Album: Bridge Over Troubled Water, Simon and Garfunkel
Rank: Song peaked at number 3 in the charts in 1969
The Boxer, by Paul Simon, is one of the iconic folk-rock ballads of the Baby Boomer music era. Released in 1969 as a follow-up to Mrs. Robinson, Simon wrote the autobiographical lyrics of the beatings he received from the music industry as they criticized his music.
In his 1984 Playboy interview, Simon revealed that he wrote this song when critics were writing harsh things about his music – he was the boxer. Said Simon: “I think the song was about me: everybody’s beating me up, and I’m telling you now I’m going to go away if you don’t stop. By that time, we had encountered our first criticism. For the first few years, it was just pure praise. It took two or three years for people to realize that we weren’t strange creatures that emerged from England but just two guys from Queens who used to sing rock’n’roll. And maybe we weren’t real folkies at all! Maybe we weren’t even hippies!”
The song’s lyrics take the form of a first-person lament, as the singer describes his struggles to overcome loneliness and poverty in New York City. The final verse switches to a third-person sketch of a boxer, who, despite the effects of “every glove that laid him down or cut him till he cried out”,”I am leaving, I am leaving”—”but”, the lyrics continue, “the fighter still remains.”

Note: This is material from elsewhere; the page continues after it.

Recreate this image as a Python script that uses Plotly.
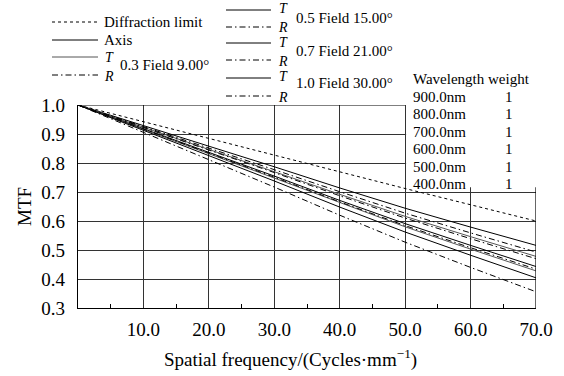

The chorus of the song is wordless, consisting of a nine-time chant of “lie-la-lie”. Simon stated that this was originally intended only as a placeholder, but became part of the finished baby boomer music .
In a 1990 interview with SongTalk magazine, Simon said: “I thought that ‘lie la lie was a failure of songwriting. I didn’t have any words! Then people said it was ‘lie’ but I didn’t really mean that. That it was a lie. But, it’s not a failure of songwriting, because people like that and they put enough meaning into it, and the rest of the song has enough power and emotion, I guess, to make it go, so it’s all right. But for me, every time I sing that part, I’m a little embarrassed.”
Simon added that the essentially wordless chorus gave the song more of an international appeal, as it was universal.
Simon found inspiration for this song in The Bible, which he would sometimes read in hotels. The lines, “Workman’s wages” and “Seeking out the poorer quarters” came from passages.